■ **Dataset content**:
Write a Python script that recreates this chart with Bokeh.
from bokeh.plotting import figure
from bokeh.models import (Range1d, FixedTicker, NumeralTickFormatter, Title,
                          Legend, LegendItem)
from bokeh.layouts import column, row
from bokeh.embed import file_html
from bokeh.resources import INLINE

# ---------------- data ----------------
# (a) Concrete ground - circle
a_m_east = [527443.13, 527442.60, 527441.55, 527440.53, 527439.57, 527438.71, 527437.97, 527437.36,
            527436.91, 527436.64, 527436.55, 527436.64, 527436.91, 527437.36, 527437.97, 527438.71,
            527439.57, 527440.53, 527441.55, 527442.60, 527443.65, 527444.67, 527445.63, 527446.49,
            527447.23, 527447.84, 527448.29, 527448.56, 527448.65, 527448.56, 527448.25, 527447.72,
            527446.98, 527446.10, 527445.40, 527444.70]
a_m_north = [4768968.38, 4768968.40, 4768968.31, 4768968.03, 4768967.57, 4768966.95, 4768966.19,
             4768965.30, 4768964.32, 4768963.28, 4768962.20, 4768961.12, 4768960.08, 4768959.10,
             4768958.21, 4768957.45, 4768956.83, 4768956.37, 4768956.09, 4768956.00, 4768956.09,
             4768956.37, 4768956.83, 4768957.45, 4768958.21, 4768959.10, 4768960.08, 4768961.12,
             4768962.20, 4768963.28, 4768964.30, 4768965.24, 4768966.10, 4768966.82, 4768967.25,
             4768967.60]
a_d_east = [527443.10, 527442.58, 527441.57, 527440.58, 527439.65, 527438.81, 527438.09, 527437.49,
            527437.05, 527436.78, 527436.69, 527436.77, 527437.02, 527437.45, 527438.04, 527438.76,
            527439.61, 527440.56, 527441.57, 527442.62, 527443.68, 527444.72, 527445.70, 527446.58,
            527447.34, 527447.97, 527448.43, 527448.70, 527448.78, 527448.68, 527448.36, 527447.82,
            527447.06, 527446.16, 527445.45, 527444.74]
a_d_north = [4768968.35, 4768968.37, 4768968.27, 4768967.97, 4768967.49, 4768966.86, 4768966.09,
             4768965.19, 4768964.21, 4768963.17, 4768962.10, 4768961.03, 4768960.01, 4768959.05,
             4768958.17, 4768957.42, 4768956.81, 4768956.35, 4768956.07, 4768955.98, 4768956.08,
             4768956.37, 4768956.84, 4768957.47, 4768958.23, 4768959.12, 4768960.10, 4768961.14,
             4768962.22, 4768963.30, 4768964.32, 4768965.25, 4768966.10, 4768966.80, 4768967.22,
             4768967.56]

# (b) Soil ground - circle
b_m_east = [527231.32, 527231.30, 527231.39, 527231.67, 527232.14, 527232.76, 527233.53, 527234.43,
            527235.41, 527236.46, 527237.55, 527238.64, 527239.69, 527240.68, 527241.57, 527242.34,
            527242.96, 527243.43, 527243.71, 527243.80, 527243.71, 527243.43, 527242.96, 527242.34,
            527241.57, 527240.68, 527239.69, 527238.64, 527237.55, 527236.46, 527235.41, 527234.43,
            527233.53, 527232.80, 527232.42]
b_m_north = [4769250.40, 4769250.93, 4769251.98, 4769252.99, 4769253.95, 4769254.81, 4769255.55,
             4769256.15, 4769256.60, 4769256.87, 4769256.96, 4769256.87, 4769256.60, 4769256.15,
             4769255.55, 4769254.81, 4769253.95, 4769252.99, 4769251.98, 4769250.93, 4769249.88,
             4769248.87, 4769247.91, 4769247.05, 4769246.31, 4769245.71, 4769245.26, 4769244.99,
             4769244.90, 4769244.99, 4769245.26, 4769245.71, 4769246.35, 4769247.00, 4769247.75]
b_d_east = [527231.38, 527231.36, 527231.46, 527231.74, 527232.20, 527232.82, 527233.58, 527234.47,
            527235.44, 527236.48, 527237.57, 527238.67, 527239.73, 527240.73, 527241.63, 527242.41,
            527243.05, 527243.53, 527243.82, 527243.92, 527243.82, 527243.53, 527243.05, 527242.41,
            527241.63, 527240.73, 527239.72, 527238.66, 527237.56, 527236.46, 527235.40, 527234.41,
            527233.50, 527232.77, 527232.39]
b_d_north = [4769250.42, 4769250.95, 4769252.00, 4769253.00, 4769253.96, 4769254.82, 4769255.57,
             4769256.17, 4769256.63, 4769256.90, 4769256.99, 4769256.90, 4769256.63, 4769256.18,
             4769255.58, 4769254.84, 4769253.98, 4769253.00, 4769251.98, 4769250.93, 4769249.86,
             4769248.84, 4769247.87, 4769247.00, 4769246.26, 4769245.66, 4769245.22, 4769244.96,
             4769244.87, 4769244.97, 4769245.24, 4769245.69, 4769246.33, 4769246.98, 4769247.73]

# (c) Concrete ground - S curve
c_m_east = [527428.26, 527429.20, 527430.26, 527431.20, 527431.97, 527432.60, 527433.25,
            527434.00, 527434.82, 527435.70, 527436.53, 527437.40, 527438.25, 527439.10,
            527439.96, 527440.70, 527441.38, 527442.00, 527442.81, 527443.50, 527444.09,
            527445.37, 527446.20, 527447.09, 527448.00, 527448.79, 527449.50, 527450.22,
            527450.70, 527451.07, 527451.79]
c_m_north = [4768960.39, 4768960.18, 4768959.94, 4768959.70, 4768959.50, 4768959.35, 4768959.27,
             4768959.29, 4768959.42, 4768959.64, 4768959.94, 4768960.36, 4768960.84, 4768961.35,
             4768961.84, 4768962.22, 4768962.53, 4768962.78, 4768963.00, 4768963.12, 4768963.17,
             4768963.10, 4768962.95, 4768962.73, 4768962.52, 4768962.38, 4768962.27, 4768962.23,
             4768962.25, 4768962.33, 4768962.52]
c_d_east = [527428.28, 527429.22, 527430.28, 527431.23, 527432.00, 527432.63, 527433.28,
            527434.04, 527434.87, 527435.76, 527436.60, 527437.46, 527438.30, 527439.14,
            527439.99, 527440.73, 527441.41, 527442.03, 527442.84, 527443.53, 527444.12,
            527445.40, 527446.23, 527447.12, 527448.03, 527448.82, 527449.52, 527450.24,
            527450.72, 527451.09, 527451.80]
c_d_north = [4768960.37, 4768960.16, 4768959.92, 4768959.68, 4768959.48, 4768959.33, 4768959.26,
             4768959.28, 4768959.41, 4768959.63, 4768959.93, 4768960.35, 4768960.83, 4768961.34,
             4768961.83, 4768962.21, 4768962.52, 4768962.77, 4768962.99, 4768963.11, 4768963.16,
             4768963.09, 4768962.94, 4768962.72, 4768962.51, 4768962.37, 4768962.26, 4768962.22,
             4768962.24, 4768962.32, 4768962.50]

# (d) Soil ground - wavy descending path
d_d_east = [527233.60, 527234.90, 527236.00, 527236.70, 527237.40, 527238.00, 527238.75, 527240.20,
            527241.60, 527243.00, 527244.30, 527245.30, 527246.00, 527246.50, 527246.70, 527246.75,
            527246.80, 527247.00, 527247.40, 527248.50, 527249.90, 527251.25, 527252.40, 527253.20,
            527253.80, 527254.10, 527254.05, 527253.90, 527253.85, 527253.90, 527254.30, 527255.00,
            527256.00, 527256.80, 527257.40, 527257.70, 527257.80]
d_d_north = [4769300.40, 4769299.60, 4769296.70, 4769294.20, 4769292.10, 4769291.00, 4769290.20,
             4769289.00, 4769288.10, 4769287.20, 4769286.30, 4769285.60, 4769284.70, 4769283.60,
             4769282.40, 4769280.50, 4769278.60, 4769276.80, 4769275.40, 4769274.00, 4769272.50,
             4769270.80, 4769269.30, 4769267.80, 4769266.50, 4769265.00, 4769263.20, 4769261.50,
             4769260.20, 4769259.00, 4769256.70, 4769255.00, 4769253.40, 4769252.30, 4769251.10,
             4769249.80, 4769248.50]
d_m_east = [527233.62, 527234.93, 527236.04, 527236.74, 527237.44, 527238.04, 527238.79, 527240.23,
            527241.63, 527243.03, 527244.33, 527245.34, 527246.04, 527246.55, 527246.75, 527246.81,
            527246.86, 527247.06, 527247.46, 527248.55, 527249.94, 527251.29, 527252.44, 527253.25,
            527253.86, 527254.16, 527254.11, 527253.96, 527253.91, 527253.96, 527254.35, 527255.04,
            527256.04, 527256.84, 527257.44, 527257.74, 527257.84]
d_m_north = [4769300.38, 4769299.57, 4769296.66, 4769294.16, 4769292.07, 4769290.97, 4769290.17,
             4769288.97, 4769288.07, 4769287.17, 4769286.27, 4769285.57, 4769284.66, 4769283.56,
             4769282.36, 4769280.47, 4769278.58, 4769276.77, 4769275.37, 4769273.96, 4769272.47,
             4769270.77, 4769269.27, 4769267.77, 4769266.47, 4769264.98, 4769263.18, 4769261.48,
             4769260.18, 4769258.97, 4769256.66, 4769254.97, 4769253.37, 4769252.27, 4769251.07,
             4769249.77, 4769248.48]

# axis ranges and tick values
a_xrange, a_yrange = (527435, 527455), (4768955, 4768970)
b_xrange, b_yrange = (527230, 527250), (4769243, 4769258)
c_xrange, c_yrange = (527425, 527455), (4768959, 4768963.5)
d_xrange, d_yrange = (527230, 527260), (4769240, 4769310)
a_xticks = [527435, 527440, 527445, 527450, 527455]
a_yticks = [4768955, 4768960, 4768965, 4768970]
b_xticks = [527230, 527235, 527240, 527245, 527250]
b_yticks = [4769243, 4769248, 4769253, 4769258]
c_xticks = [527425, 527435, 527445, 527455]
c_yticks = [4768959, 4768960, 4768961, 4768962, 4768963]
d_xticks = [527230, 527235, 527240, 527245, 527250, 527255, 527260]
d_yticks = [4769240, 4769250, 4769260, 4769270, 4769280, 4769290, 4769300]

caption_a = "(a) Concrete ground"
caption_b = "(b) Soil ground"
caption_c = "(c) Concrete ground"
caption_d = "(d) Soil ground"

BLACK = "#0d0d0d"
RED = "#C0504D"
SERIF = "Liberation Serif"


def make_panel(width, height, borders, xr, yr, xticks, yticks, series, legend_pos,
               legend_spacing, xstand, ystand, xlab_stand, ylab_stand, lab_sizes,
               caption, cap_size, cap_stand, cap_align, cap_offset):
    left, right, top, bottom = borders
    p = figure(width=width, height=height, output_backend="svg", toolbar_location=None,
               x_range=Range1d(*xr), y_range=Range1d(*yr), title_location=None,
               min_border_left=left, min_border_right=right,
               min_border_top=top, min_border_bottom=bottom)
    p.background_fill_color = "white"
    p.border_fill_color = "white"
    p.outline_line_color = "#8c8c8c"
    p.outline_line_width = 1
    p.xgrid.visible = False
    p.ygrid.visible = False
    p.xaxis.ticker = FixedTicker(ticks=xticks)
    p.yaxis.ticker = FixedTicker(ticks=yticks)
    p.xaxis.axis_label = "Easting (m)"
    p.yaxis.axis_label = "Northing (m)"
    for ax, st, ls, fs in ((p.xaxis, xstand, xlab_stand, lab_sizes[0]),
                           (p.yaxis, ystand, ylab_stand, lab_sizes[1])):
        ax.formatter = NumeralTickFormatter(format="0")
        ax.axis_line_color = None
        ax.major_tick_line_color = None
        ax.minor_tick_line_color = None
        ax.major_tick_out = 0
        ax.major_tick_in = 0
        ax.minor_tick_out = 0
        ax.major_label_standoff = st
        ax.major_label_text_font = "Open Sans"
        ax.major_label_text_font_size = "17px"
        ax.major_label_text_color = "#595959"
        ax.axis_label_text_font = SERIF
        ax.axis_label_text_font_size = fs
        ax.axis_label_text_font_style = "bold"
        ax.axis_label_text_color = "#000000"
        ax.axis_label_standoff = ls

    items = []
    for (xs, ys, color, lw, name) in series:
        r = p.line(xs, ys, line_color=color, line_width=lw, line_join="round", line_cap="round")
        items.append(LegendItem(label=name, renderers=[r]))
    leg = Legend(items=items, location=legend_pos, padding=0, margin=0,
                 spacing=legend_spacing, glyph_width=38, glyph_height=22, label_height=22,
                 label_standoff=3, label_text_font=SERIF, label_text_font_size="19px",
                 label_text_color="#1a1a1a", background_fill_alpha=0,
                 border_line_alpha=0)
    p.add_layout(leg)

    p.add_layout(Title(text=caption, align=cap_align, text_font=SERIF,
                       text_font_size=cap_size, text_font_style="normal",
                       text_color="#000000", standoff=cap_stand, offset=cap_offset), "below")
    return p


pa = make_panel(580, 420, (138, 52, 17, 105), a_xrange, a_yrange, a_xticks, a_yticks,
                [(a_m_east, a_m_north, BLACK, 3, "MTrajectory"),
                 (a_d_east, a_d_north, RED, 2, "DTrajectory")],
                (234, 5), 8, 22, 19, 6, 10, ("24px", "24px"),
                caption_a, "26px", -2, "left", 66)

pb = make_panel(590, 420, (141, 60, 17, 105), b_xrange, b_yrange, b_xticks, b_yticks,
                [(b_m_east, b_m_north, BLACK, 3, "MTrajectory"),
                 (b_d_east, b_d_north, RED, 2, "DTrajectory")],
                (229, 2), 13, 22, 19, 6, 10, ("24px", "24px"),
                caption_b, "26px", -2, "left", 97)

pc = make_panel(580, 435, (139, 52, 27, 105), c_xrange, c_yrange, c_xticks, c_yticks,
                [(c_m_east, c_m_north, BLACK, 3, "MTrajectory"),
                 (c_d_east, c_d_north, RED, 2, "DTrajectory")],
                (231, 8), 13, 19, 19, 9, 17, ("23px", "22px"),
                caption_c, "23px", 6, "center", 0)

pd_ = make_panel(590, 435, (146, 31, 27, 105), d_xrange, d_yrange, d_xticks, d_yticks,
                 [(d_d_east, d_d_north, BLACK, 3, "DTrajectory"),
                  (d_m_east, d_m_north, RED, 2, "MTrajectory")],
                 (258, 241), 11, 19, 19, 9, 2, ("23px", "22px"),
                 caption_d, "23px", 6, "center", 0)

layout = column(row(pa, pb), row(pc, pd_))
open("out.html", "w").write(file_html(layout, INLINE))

■ **Exercise**: Quote verbatim the opening lines of the listing above, ending with the line where "from bokeh.resources import INLINE" appears; include both endpoints and nothing more.

■ **Task output**:
Write a Python script that recreates this chart with Bokeh.
from bokeh.plotting import figure
from bokeh.models import (Range1d, FixedTicker, NumeralTickFormatter, Title,
                          Legend, LegendItem)
from bokeh.layouts import column, row
from bokeh.embed import file_html
from bokeh.resources import INLINE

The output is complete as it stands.